La memoria emotiva del terror analógico.
Cuando una película consigue reanimar con tanta potencia el espíritu de ese cine de terror al que se identifica con los años ‘80, trayendo de entre los recuerdos más profundos los nombres de John Carpenter, Clive Barker o Wes Craven, entre otros, para reproducir la misma sensación de sequedad en la boca que provocaba el hecho de ser espectador de sus creaciones más abrumadoras, entonces, sólo por esa maldita bendición se le debe al menos gratitud. La canadiense Conjuros del más allá, dirigida por la joven dupla que integran Jeremy Gillespie y Steven Kostanski, es esa película capaz de recuperar la memoria emotiva de aquellas experiencias juveniles, en las que el miedo era una fiesta a la que siempre se estaba invitado. La red que esta teje con la estética a la que se acaba de aludir es amplia y excede la mera enumeración de cineastas y referencias específicas, que por otro lado son fácilmente detectables. Porque si bien es cierto que los títulos a los que parece homenajear es interminable (El enigma de otro mundo, de Carpenter; Hellraiser, de Barker, o Re-Animator, de Stuart Gordon, por nombrar sólo a tres de ellos), también lo es que desde el guión y la dirección artística se ha hecho todo lo posible para que esta sensación pueda ser percibida con fuerza por cualquier espectador.
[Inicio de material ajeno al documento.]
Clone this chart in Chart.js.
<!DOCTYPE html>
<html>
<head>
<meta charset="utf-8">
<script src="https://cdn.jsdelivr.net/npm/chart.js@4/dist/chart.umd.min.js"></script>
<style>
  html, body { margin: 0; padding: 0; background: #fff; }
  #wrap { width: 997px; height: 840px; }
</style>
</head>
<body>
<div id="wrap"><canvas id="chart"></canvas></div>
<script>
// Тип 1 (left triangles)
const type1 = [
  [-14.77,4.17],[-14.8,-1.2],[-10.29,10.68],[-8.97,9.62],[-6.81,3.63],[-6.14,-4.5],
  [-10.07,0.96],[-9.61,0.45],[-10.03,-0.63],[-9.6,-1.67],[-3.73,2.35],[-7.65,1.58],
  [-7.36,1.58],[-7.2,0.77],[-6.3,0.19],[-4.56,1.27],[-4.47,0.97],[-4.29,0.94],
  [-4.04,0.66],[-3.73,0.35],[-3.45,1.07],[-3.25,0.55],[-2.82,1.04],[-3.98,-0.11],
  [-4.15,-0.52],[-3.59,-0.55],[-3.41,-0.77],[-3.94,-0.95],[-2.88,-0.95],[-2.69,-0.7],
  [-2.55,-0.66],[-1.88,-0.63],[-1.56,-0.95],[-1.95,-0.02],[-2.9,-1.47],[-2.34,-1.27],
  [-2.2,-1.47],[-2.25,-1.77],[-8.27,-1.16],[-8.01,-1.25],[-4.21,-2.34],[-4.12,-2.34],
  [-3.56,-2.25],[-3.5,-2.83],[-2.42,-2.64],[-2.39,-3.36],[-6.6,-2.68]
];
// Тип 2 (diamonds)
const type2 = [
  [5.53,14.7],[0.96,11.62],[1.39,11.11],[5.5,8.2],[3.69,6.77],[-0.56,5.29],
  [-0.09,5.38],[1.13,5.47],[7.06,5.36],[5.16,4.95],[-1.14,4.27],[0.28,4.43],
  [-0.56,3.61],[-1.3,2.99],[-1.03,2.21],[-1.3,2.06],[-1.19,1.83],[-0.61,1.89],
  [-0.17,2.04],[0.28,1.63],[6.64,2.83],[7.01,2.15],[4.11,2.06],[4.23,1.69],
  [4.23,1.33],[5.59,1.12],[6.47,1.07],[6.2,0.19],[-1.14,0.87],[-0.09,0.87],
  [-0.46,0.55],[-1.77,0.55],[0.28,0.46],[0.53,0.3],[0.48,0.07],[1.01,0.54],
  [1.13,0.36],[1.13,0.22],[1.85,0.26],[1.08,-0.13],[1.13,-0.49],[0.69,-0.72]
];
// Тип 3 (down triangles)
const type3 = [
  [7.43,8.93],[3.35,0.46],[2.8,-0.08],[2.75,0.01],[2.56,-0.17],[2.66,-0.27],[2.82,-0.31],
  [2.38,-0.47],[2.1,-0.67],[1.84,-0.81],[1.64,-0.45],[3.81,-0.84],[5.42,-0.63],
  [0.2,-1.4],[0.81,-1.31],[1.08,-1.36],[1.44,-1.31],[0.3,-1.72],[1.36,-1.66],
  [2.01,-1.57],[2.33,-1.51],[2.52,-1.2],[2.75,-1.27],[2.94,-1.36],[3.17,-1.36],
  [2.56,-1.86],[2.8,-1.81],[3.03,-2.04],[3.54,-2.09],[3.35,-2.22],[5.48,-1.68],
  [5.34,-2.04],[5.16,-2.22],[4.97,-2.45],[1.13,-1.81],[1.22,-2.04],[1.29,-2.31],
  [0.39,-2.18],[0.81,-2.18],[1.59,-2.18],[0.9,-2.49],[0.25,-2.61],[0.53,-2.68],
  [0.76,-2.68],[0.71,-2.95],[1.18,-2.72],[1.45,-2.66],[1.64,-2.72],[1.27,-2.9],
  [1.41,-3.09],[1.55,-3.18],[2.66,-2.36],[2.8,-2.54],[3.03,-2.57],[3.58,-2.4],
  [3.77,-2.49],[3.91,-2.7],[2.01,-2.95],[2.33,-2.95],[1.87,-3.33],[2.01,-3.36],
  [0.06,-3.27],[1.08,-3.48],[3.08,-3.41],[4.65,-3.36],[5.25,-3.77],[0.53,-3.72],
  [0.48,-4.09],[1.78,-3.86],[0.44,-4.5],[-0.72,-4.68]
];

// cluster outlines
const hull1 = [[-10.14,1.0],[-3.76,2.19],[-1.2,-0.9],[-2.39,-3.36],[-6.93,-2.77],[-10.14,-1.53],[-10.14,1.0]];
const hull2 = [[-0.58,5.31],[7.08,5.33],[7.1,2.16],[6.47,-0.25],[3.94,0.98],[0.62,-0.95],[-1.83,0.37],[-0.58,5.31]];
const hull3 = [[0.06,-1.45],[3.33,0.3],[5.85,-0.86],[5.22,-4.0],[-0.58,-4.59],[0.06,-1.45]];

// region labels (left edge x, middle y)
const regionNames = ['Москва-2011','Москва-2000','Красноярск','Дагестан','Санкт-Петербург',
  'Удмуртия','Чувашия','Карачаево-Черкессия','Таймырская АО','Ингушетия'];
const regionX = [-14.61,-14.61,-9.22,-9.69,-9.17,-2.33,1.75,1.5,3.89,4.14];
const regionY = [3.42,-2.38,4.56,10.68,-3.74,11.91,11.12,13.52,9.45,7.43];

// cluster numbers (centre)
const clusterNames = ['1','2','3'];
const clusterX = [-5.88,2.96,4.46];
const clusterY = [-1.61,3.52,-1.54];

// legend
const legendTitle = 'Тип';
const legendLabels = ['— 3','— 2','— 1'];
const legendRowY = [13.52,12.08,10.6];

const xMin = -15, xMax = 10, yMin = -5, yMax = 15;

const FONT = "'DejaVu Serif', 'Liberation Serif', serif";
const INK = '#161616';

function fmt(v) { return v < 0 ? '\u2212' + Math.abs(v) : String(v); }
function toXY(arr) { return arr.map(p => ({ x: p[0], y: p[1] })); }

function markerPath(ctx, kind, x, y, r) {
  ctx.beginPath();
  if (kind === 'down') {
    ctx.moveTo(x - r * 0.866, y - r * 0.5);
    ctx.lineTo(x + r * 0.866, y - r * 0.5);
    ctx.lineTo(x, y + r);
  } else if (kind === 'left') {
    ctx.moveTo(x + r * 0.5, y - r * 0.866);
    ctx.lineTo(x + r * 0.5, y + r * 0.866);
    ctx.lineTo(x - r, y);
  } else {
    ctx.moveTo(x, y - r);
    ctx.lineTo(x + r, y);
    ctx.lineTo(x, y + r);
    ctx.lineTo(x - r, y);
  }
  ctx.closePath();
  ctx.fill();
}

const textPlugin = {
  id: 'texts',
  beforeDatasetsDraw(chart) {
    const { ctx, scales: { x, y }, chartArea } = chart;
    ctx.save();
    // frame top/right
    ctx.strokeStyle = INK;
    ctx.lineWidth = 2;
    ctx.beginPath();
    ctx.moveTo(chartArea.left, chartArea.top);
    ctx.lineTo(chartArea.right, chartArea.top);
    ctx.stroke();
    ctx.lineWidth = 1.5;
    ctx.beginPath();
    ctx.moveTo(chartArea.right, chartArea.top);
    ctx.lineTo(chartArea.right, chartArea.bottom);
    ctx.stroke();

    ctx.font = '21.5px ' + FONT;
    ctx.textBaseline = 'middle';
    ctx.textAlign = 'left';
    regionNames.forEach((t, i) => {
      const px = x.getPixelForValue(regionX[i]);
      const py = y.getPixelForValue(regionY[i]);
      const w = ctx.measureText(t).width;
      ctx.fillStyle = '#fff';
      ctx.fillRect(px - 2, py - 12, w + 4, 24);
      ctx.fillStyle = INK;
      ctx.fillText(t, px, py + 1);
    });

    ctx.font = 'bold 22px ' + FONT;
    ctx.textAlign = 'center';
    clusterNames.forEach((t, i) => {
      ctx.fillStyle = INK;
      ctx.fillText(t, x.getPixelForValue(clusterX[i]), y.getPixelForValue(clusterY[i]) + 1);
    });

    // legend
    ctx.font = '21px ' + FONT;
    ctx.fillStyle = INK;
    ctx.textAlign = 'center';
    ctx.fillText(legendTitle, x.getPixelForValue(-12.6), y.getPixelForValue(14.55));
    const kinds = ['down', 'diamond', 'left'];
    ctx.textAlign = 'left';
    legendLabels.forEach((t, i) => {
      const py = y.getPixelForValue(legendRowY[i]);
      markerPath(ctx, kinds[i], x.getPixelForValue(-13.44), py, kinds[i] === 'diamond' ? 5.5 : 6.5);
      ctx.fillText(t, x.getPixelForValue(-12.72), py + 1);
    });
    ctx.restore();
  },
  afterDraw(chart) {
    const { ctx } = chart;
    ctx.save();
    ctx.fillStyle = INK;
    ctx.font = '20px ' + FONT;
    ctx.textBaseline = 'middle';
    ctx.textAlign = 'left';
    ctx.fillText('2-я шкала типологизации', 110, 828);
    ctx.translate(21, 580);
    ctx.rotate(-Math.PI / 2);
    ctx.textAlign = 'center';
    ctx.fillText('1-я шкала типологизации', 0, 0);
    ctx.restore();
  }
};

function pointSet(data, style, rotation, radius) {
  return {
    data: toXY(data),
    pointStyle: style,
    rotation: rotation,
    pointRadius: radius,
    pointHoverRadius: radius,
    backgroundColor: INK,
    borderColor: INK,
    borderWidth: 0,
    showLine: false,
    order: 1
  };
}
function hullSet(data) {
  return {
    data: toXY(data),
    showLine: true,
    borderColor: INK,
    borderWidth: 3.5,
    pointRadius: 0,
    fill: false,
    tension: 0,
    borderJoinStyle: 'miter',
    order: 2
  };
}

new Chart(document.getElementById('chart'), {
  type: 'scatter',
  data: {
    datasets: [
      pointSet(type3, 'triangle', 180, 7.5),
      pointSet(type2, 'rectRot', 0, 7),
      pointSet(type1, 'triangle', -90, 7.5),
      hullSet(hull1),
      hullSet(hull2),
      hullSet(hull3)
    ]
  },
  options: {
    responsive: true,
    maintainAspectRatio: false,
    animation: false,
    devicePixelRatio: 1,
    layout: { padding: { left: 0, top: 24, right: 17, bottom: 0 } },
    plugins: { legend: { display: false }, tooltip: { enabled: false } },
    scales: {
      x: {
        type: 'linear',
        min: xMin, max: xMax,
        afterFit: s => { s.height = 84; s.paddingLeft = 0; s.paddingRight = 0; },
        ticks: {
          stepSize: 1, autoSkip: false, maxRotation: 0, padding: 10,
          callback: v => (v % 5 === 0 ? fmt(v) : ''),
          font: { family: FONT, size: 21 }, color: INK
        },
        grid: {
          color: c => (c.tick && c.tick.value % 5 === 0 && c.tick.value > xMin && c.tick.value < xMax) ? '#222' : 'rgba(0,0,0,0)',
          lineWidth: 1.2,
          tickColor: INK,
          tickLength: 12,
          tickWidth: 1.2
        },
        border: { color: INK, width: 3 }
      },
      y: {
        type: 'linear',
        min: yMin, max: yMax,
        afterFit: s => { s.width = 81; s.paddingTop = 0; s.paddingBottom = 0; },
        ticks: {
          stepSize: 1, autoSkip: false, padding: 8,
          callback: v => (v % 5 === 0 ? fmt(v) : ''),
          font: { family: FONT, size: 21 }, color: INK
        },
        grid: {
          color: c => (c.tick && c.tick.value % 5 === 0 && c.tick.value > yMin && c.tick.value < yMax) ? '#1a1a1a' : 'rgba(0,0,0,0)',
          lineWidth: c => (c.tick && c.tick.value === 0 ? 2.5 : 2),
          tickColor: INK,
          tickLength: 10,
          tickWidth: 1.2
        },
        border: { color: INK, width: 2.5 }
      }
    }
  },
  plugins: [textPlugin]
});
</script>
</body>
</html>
Ya desde el inicio mismo del relato, su puesta en escena y ubicación temporal, Gillespie y Kostanski eligen que los ‘80 (quizá los primeros ‘90) sean el campo de batalla sobre el que tendrá lugar la acción. La ausencia de telefonía celular; los viejos monitores de las computadoras, donde el sistema titila en luminosas letras verdes; o los modelos de los automóviles, entre otros detalles, establecen con certeza un tiempo que no es presente, sino un brumoso pasado próximo. Los directores, que también son los guionistas, deciden arrancar la narración in media res, para que de entrada a nadie le queden dudas de que la cosa va en serio.
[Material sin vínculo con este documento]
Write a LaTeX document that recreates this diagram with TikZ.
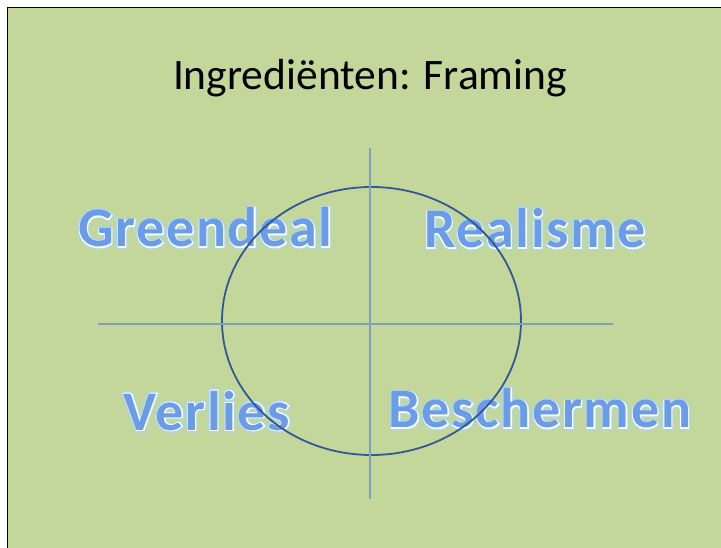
\documentclass[tikz,border=0pt]{standalone}
\usepackage{fontspec}
\setmainfont{Carlito}
% same letters three times: wide stroke for the glow, white stroke for the rim, plain fill on top
\newfontfamily\wordfont[LetterSpace=3.0]{Carlito Bold}
\newfontfamily\rimfont[LetterSpace=3.0,FakeBold=3.4]{Carlito Bold}
\newfontfamily\glowfont[LetterSpace=3.0,FakeBold=9]{Carlito Bold}

\definecolor{slidegreen}{RGB}{196,215,155}
\definecolor{wordblue}{RGB}{106,156,234}
\definecolor{glowteal}{RGB}{178,214,210}
\definecolor{ringblue}{RGB}{50,88,152}
\definecolor{axisblue}{RGB}{127,162,186}

\begin{document}
\begin{tikzpicture}[x=1pt,y=-1pt,
    word/.style={anchor=base, inner sep=0pt, text=wordblue,
      font=\wordfont\fontsize{56}{56}\selectfont},
    wordrim/.style={word, text=white,
      font=\rimfont\fontsize{56}{56}\selectfont},
    wordglow/.style={word, text=glowteal,
      font=\glowfont\fontsize{56}{56}\selectfont},
    axis/.style={draw=axisblue, line width=1.3pt},
    ring/.style={draw=ringblue, line width=1.8pt}]
  \useasboundingbox (0,0) rectangle (721,548);
  \fill[white] (0,0) rectangle (721,548);
  \fill[slidegreen] (7.5,7.5) rectangle (721,548);
  \draw[line width=1.6pt] (7.5,548) -- (7.5,7.5) -- (721,7.5);

  \node[anchor=base, inner sep=0pt, font=\fontsize{43.5}{44}\selectfont]
    (title) at (370,90) {Ingrediënten: Framing};

  % the four quadrant words
  \foreach \name/\x/\y/\txt in {greendeal/205.5/247/Greendeal,
      realisme/535/248/Realisme, verlies/207/430/Verlies,
      beschermen/540/428/Beschermen} {
    \node[wordglow] (\name-glow) at (\x,\y) {\txt};
    \node[wordrim]  (\name-rim)  at (\x,\y) {\txt};
    \node[word]     (\name)      at (\x,\y) {\txt};
  }

  \draw[ring] (371.5,321) ellipse [x radius=149.5pt, y radius=134pt];

  % cross of axes
  \coordinate (top)    at (370,148);
  \coordinate (bottom) at (370,499);
  \coordinate (left)   at (98,324);
  \coordinate (right)  at (613,324);
  \draw[axis] (top) -- (bottom);
  \draw[axis] (left) -- (right);
\end{tikzpicture}
\end{document}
La película reproduce en primera instancia el famoso dispositivo de encierro carpenteriano, en el que un grupo heterogéneo, aislado del mundo dentro de un viejo hospital, se ve obligado a enfrentar una inexplicable amenaza circundante, a la vez que son acosados por un enemigo interno no menos abominable y monstruoso. Pero la dupla no se conforma con hacer funcionar ese mecanismo, sino que le suma a la fórmula una siniestra secta esotérica liderada por un infernal científico loco, un purulento ejército de muertos vivos y una conexión cósmico- lisérgica con submundos demoníacos. Sí, es cierto, nada que ya no haya sido explorado por la primera temporada de la exitosa Stranger Things, aunque sin una sola pizca de esa fantasía naïve que todo el tiempo sobrevuela a la exitosa serie televisiva, que este año tendrá su esperada continuación.
Como en ella, en Conjuros del más allá también hay una pasión por lo analógico, por los monstruos de látex, las vísceras colgantes, los fluidos reales y el maquillaje tradicional, que le devuelven al género la sustancia física que aquella generación de cineastas supo explotar más de 30 años atrás. Sin embargo, si bien resultará grata para quienes el miedo y el asco representen experiencias disfrutables per se, hay algo de inconcluso, de excesivo y fallido en el pantagruélico pastiche que ofrecen Gillespie y Kostanski. Y es que por momentos la mera acumulación de detalles se termina pareciendo a un collage barroco y hasta surrealista, antes que a una serie de elementos encadenados con una lógica narrativa y con un fin bien determinado.
Como si se tratara de un cadáver exquisito en el que las partes se fueron sumando más allá del todo, confiando en que toda serie es capaz de generar un sentido, los elementos de los que se compone la trama parecen alimentar un enigma que no necesariamente podrá ser explicado. Pero si algo enseña el policial –y la máxima aplica a cualquier género en el que la intriga sea parte vital de la ecuación–, es que las pistas deben poder ordenarse para permitir que el misterio sea resuelto no sólo por los protagonistas sino, sobre todo, por el espectador. En cambio, en Conjuros del más allá parece haber sido más importante el trabajo de crear las preguntas que intentar responderlas y eso, sin remedio, se vuelve una debilidad que no puede evitar mencionarse. Con una ventaja: Gillespie y Kostanski se proponen y consiguen que de todas formas el recorrido completo sea grato de transitar.